Money being donated by Birmingham City Council to tornado victims comes from rent it earned from scaffolding put up around affected homes, it emerged yesterday.
Earlier this week, the local authority revealed plans to put #100,000 into a hardship fund, almost one year after last July's tornado devastated parts of the city.
Community leaders said the money was too late and should have been supplied in the immediate aftermath of the disaster.
Last night there was fresh fury after the source of the council's donation was revealed.
City MP Roger Godsiff described the situation as "unsavoury" while a local councillor in one of the affected areas branded it an "insult".

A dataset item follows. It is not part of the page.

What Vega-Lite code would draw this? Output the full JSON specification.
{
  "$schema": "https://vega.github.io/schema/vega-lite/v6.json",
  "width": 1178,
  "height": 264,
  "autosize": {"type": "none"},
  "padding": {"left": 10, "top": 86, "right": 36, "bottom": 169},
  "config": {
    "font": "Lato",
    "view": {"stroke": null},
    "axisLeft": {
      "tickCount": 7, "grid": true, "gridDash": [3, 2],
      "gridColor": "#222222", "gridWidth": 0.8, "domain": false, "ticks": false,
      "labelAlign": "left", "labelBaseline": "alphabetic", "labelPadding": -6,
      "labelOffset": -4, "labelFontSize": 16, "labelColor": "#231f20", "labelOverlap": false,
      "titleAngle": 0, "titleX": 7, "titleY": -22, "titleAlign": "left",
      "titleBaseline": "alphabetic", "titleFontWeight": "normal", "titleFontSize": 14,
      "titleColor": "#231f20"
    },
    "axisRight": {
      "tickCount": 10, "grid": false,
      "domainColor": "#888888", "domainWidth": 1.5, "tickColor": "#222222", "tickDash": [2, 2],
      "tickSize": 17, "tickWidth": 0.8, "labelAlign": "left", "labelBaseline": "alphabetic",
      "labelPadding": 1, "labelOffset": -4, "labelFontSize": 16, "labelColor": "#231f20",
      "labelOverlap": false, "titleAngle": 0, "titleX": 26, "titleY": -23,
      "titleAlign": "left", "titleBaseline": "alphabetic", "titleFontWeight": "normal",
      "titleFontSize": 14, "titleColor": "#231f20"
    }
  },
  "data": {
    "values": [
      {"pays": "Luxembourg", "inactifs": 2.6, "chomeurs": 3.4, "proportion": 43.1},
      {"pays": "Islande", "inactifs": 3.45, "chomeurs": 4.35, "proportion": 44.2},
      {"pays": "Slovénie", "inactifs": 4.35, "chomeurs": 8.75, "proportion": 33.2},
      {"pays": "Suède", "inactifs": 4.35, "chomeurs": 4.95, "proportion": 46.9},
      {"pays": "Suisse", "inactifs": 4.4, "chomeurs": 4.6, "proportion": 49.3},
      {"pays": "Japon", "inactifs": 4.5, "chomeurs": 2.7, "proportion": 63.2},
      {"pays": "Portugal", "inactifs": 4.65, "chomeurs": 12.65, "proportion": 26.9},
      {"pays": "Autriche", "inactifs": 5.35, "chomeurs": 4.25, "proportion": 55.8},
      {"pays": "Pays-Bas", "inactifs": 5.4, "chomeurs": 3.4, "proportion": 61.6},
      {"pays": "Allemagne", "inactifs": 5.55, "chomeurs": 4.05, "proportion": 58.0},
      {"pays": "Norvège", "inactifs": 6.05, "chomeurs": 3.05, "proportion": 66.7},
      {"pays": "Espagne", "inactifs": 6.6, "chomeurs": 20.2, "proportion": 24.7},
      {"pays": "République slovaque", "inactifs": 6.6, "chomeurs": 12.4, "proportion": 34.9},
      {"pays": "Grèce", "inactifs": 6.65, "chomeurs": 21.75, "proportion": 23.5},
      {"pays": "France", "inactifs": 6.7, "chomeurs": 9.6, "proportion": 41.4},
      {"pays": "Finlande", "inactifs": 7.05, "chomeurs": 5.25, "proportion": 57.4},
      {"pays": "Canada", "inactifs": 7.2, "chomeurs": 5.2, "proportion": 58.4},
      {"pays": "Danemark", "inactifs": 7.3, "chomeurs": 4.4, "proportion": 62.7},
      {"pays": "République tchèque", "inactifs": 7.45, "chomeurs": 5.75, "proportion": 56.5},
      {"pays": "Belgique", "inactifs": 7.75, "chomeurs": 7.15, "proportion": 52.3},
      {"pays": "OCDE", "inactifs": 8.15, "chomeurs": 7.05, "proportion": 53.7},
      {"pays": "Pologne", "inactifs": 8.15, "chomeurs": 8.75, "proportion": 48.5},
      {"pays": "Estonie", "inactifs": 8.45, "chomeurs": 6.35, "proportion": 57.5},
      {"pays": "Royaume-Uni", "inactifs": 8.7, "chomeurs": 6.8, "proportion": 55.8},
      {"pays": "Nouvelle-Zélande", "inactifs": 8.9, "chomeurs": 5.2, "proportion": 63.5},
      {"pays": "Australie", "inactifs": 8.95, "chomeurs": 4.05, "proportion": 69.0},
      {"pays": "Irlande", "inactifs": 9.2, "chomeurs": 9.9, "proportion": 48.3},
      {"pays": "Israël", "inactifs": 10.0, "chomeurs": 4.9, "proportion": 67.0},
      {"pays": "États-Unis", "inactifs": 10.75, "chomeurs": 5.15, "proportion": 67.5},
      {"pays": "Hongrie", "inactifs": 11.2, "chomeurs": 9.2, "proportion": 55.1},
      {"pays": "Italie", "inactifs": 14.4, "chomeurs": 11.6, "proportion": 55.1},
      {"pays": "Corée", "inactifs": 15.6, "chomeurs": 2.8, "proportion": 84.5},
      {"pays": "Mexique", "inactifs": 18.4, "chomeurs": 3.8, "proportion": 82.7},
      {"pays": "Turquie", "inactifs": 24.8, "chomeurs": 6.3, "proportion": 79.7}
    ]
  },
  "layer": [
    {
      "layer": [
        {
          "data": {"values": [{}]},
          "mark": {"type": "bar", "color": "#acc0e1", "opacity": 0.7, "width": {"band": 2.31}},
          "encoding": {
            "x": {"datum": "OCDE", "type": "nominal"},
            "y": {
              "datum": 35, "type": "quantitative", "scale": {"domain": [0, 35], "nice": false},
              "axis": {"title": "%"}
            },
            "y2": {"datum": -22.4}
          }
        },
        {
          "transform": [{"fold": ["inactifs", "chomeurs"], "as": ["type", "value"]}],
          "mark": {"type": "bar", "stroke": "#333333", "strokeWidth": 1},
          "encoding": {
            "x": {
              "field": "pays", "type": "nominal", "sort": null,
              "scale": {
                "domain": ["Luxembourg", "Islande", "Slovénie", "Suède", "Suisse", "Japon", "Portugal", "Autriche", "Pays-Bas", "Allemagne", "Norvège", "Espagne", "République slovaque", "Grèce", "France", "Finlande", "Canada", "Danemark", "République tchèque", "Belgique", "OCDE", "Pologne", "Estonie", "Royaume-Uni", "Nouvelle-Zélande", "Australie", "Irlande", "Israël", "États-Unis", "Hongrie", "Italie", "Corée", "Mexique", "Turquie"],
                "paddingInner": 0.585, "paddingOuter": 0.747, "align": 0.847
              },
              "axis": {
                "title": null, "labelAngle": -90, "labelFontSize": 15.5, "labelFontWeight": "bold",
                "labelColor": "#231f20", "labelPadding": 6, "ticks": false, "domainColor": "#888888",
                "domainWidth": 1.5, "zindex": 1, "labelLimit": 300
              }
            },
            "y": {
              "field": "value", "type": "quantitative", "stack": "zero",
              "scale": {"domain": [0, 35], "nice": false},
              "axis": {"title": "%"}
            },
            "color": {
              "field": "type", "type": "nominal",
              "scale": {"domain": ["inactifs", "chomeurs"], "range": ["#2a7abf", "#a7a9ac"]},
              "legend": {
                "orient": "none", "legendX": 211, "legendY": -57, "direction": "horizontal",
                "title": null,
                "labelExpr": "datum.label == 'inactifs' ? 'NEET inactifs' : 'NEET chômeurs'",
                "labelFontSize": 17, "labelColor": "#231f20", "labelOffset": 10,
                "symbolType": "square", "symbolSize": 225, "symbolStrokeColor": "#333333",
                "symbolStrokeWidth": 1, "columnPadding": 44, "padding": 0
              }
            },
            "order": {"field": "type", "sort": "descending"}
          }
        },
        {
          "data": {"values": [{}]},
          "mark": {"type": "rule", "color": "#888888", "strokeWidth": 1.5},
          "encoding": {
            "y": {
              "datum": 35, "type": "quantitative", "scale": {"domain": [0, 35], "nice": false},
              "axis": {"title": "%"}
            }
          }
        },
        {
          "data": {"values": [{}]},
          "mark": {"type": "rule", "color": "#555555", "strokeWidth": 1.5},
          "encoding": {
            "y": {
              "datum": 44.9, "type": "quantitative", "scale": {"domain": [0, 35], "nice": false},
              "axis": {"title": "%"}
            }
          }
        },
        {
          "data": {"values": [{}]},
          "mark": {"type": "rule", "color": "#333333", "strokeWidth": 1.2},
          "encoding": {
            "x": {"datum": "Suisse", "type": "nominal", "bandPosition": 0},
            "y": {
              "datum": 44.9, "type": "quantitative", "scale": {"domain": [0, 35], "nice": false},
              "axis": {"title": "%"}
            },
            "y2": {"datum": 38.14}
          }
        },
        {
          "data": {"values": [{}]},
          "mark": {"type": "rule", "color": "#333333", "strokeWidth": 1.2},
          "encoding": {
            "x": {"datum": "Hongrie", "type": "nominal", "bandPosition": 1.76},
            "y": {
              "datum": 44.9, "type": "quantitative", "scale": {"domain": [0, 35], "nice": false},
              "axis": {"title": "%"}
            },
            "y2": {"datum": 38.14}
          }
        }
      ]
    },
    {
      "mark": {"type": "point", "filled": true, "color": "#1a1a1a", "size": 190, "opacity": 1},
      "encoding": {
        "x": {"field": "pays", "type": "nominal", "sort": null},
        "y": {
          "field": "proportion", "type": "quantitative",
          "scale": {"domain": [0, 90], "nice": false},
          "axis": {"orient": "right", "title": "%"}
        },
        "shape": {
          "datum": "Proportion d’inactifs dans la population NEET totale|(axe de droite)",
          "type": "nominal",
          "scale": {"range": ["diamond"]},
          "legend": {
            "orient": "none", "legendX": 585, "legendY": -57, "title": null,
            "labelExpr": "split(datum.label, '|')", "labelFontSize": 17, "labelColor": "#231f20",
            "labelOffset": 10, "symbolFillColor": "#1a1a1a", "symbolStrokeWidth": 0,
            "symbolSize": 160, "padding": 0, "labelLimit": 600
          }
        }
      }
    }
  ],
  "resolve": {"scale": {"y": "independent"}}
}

The council put up scaffolding to secure properties hit by the tornado in Kings Heath, Moseley, Sparkbrook and Balsall Heath.
Small businesses, including a number of shops in Sparkbrook's Ladypool Road, protested after being sent bills for the work. The city council has agreed to write off the cost for smaller commercial properties, but has demanded the funds from housing associations operating in the area.
A spokeswoman said: "The city council was duty-bound to retrieve some of these costs, but we always said from the outset that rather than put it into city council coffers we would put it back into the area.
"We have recently received the payments we were requesting from housing associations in the area for the retention of scaffolding for repair works and a contingency fund has been set up using these payments.
"It is from this fund that the donation is being made to the tornado hardship fund."
The donation will go towards a fund managed by the Birmingham Foundation, a charity focused on inner city regeneration.
The fund has received no donation from the authority, though council bosses claim more than #1 million was spent on the clear-up operation after the storm.
Mr Godsiff, Labour MP for Sparkbrook and Small Heath, criticised the council for not coming up with its own money sooner.
"It's all a bit unsavoury," he said.
"This was an act of God. It was a freak accident that happened. The city council has hardly done anything to support those affected in their self-help effort.
"This is typical of the way the people are treated. They have been left to their own devices. They should have had that quantity of money a lot sooner."
Coun Talib Hussain (Independent Sparkbrook) said he was disappointed to learn where the authority's donation had come from.